Both terrorist organizations and rogue states embrace violence and are hostile to the existing international order. Many share a common enemy in the United States and, for rogue states and terrorist organizations in the Middle East, a common enemy in Israel. As international pariahs they are often in contact with one another and at times even cooperate. But the scope and endurance of such cooperation is highly contingent on local circumstances. More to the point, rogue states and terrorist organizations are fundamentally different in character and vulnerability to U.S. military power. Terrorist organizations are secretive, elusive, nonstate entities that characteristically possess little in the way of assets that can be held hostage; as The National Security Strategy points out, a terrorist enemy's "most potent protection is statelessness." In contrast, rogue state are sovereign entities defined by specific territories, populations, governmental infrastructures, and other assets; as such, they are much more exposed to decisive military attack than terrorist organizations.

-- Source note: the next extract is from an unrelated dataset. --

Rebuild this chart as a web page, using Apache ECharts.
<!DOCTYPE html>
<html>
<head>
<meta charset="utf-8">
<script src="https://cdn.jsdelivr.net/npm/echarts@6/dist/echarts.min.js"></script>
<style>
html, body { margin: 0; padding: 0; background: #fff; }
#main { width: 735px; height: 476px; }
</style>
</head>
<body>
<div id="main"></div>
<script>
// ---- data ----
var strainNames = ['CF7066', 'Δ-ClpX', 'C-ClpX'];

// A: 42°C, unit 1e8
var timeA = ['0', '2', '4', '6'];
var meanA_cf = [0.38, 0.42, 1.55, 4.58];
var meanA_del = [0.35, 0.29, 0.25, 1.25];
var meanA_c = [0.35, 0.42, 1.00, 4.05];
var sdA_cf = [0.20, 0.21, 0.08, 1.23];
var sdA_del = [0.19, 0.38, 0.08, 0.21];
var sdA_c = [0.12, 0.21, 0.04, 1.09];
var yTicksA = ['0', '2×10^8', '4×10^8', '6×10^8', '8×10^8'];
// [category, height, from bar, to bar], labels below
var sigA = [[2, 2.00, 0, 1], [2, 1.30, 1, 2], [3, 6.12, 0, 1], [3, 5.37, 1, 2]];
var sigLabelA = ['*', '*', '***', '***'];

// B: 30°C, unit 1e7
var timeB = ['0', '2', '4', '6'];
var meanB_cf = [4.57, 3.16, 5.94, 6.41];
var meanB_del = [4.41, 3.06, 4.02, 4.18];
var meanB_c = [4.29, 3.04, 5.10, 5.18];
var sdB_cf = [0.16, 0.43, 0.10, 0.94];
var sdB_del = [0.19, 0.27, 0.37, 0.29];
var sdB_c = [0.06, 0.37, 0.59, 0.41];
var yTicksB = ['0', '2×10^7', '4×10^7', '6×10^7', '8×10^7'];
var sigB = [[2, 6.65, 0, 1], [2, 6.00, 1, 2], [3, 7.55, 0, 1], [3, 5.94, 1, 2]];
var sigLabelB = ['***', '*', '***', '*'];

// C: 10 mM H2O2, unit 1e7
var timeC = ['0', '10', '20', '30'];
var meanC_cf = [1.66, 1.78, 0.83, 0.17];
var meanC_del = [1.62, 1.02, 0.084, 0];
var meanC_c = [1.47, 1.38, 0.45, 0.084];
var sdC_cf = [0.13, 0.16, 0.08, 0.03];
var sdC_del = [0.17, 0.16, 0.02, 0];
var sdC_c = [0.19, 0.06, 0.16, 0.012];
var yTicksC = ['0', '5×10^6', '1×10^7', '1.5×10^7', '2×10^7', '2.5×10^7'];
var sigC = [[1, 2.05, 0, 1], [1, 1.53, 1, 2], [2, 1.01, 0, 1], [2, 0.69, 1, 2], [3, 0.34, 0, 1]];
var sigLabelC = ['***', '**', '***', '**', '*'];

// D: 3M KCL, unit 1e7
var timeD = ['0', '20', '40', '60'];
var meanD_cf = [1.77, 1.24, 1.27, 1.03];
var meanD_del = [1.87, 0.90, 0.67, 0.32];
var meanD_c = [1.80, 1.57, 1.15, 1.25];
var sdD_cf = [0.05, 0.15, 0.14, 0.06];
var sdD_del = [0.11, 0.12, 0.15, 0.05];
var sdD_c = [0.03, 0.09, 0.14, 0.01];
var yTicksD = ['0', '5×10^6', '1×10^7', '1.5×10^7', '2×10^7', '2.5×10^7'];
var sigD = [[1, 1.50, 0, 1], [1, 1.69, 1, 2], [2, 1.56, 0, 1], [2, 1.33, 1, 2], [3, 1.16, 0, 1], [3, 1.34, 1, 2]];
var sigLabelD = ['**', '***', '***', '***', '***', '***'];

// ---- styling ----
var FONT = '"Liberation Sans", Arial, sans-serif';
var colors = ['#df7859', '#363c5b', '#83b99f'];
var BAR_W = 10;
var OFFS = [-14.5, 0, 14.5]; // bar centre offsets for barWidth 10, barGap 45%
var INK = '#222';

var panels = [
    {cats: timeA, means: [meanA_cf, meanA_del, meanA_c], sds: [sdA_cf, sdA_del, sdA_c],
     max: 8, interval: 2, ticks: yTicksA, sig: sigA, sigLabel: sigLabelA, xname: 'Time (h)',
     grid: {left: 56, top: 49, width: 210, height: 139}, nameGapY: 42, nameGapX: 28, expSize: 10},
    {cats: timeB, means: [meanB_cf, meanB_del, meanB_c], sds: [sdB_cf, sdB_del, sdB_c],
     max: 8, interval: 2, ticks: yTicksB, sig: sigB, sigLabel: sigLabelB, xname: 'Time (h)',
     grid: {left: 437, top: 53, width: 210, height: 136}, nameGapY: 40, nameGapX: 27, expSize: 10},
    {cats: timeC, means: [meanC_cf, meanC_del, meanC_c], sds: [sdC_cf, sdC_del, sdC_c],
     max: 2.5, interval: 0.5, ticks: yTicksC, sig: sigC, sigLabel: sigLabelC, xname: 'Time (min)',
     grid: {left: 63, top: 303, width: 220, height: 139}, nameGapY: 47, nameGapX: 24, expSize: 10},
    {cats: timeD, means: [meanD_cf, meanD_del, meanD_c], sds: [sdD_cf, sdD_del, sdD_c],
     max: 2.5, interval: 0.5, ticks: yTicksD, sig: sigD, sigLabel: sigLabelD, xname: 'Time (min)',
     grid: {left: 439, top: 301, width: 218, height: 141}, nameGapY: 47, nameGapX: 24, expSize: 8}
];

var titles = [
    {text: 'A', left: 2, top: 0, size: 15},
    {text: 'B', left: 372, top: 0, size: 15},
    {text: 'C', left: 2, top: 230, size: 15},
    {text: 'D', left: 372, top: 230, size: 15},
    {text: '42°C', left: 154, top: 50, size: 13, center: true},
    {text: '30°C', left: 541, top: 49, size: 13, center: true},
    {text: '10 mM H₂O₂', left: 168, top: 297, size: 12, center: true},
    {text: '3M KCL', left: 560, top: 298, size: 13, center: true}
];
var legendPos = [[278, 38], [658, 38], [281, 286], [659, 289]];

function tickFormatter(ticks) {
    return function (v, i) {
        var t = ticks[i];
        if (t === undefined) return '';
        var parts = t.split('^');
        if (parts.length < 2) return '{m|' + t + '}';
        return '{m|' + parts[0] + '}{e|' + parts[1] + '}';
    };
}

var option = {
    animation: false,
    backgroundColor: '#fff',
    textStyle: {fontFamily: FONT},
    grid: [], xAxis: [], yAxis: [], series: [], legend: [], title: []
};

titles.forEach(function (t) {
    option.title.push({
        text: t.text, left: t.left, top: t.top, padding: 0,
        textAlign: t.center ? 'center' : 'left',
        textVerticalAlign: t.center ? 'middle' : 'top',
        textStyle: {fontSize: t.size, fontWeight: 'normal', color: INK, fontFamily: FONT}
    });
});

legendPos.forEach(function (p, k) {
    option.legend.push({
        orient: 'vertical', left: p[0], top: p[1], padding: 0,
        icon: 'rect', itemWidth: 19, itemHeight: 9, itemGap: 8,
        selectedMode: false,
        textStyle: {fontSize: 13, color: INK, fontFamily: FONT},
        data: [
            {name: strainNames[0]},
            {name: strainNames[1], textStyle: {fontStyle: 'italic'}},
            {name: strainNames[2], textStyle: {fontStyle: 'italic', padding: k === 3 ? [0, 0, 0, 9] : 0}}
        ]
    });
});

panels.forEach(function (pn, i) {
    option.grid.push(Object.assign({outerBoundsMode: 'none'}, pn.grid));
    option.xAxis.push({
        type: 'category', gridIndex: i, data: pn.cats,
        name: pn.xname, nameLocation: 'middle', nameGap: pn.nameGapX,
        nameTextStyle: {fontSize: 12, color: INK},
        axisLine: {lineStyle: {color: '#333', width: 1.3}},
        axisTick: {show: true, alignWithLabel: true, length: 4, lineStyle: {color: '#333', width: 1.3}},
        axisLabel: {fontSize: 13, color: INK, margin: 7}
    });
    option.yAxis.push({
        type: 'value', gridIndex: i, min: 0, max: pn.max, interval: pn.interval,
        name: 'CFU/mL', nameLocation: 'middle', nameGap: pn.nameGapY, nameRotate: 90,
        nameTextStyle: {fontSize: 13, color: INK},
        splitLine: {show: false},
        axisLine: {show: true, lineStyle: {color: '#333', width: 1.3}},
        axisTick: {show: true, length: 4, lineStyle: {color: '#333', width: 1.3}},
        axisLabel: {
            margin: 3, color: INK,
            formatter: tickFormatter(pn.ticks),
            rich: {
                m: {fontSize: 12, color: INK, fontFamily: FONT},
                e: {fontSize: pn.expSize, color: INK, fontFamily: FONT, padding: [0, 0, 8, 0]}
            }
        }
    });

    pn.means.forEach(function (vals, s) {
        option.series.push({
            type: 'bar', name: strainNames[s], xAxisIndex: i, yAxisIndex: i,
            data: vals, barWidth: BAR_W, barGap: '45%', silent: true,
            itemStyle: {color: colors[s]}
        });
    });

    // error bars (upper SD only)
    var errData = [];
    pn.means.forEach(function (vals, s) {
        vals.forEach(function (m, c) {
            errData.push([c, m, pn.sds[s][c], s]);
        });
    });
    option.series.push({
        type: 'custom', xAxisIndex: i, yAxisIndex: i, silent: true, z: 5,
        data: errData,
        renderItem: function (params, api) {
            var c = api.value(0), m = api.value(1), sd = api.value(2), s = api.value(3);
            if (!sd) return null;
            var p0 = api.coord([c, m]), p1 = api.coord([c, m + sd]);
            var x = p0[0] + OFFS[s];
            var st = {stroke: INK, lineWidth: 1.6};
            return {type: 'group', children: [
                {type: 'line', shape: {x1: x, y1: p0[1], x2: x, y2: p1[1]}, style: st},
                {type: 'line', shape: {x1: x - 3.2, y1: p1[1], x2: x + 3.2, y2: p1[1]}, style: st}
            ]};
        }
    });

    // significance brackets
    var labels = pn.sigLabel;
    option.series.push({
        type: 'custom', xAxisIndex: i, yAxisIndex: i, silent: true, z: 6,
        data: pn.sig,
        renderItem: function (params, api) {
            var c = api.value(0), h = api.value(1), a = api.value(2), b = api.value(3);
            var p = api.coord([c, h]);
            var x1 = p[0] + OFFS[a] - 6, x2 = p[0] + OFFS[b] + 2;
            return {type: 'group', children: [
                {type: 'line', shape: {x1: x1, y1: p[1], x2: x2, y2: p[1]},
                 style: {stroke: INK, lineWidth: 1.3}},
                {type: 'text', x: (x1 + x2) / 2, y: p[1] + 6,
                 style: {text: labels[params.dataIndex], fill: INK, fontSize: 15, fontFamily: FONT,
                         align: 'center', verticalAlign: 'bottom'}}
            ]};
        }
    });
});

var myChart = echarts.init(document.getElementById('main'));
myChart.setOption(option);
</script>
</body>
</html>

Or to put it another way, unlike terrorist organizations, rogue states, notwithstanding administration declamations to the contrary, are subject to effective deterrence and therefore do not warrant status as potential objects of preventive war and its associated costs and risks.
(Page 16-17.)

Record observes that a similar failure to discriminate was made during the 1950s when "Communism was held to be a centrally directed international conspiracy; a Communist anywhere was a Communist everywhere, and all posed an equal threat to America's security. A result of this inability to discriminate was disastrous U.S. military intervention in Vietnam against an enemy perceived to be little more than an extension of Kremlin designs in Southeast Asia and thus by definition completely lacking an historically comprehensible political agenda of its own." Record does not argue that rogue states are not a threat to American security, but rather any reliable strategy must properly distinguish between those states and non-state actors like al Queda.

Another problem that Record identifies (and "the chief problem," as he sees it) is that the goal "is not a proper noun." Records continues:

Like guerrilla warfare, it is a method of violence, a way of waging war. How do you defeat a technique, as opposed to a flesh-and-blood enemy? You can kill terrorists, infiltrate their organizations, shut down their sources of cash, wipe out their training bases, and attack their state sponsors, but how do you attack a method? (Page 25).

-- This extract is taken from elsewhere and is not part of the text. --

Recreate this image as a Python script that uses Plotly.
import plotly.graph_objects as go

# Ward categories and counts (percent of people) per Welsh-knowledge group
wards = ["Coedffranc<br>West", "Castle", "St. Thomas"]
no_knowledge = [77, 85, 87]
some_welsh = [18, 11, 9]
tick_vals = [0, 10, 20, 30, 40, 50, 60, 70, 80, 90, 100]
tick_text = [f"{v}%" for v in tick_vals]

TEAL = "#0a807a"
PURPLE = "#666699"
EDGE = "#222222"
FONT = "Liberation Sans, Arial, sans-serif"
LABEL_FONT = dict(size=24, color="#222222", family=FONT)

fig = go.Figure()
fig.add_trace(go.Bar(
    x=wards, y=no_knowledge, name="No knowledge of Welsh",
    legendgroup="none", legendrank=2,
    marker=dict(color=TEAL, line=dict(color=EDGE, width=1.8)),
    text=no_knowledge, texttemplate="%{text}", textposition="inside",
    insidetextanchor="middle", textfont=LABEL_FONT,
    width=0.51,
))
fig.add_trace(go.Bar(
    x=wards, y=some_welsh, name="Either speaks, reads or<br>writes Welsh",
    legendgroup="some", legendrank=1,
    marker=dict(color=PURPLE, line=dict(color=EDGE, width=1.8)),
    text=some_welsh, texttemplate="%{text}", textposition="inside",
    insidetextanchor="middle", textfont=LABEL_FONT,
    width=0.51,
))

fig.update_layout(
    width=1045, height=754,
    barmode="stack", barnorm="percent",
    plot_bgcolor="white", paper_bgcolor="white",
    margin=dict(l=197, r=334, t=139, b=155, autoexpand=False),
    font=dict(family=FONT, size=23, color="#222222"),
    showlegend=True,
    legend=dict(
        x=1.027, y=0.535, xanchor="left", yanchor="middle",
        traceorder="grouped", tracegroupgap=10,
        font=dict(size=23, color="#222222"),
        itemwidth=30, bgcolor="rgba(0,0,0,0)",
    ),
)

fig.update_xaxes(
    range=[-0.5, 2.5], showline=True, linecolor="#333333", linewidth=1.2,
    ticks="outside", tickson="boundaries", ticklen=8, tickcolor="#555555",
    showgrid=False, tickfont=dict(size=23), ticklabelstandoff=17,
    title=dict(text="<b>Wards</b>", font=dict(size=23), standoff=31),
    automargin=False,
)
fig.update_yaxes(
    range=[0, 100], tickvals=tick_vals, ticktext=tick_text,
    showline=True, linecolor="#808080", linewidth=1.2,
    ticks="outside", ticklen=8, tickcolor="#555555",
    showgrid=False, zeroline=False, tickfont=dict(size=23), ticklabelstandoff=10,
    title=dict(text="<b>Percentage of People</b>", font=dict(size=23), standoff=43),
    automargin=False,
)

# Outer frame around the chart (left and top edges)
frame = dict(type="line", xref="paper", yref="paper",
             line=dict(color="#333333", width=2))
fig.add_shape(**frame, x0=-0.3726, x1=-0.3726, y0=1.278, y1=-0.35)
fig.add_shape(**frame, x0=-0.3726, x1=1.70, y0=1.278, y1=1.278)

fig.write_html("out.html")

Record takes on several statements that Condoleezza Rice has made over the last few years, and successfully demonstrates that the policies outlined in the National Security Strategy are inconsistent and flawed. For instance, Rice published an article in Foreign Affairs magazine in 2000 where she argued that, with respect to Iraq, "the first line of defense should be a clear and classical statement of deterrence--if they do acquire WMD, their weapons will be unusable because any attempt to use them will bring national obliteration." While it is true Rice made this statement before 9/11, it nonetheless seems to support a different strategic approach for rogue nations like Iraq from that appropriate for non-state terrorist groups. Yet that was not the course of action chosen by the administration.

Record takes issue with another Rice quote espousing the "domino theory" of democracy that seems to underly the current justification for the war. Rice stated in August 2003 that "Much as a democratic Germany became a linchpin of a new Europe that is today whole, free, and at peace, so a transformed Iraq can become a key element of a very different Middle East in which the ideologies of hate will not flourish." Record argues that in addition to conflating the threat from rogue states with terrorist organizations, as discussed above, this approach "also ignores the prospect of those opposed to democracy using the democratic process to seize power, as Hitler did in Germany in 1933." (Page 27.) Records asks, "Are U.S. strategic interests in the Muslim world really better served by hostile democracies than by friendly autocracies?"

I would like to highlight one last point that Record makes. One of the goals listed in the the National Security Strategy is to stop the proliferation of WMD and prevent their distribution to terrorist organizations. Again, Record contends that the strategy should be different from rogue states to terrorist groups. And he notes that the best strategy when facing rogue states is to deter the use of weapons, not their acquisition in peacetime. The threat of preventive war, he argues, "may actually encourage proliferation. Moreover, considerable disagreement surrounds the potential effectiveness of proposed new nuclear weapons designed to destroy subterranean nuclear weapons facilities. In any event, the development and certainly the use of such weapons could in the long run prove catastrophically counterproductive to the goal of halting proliferation by undermining or demolishing the [non-proliferation treaty] regime and the now universally respected moratorium on nuclear weapons testing." (Page 29.) He continues:

Paradoxically, explicit U.S. embrace of a forward-leaning doctrine of "anticipatory self-defense" followed by invasion of Iraq may inflate the very threat that is the focus of U.S. policy. It is a mistake to assume that rogue states seek nuclear weapons solely for purposes of blackmail and aggression. Rogue states want such weapons for a variety of reasons, not the least of which is self-protection against enemies also armed or seeking to arm themselves with nuclear weapons. The United States is the greatest of those enemies. It is therefore not unreasonable to assume that rogue states view acquisition of nuclear weapons as a means of raising the price of an American attack. Take Iran for example. Iranian interest in nuclear weapons began under the Shah and was stimulated by having a hostile nuclear superpower (the Soviet Union) to the north, an aspiring hostile nuclear power (Iraq) to the west, and yet another nuclear aspirant (Pakistan) to the east. Throw in a nuclear-armed Israel and a history of violence, instability, and war in the region, and later, a U.S. declaration of Iran as "evil," and you get a perfectly understandable explanation fo Iran's nuclear ambitions. (Page 33).

More than anything, Record's paper illustrates the need to have deliberative discourse in the formulation of policies as important as this nation's security strategy, but it appears the ideology of some make up the whole landscape of debate in this administration. The issues Record raises should be evaluated and our strategy modified if necessary. Unfortunately, that is not likely to happen with this President.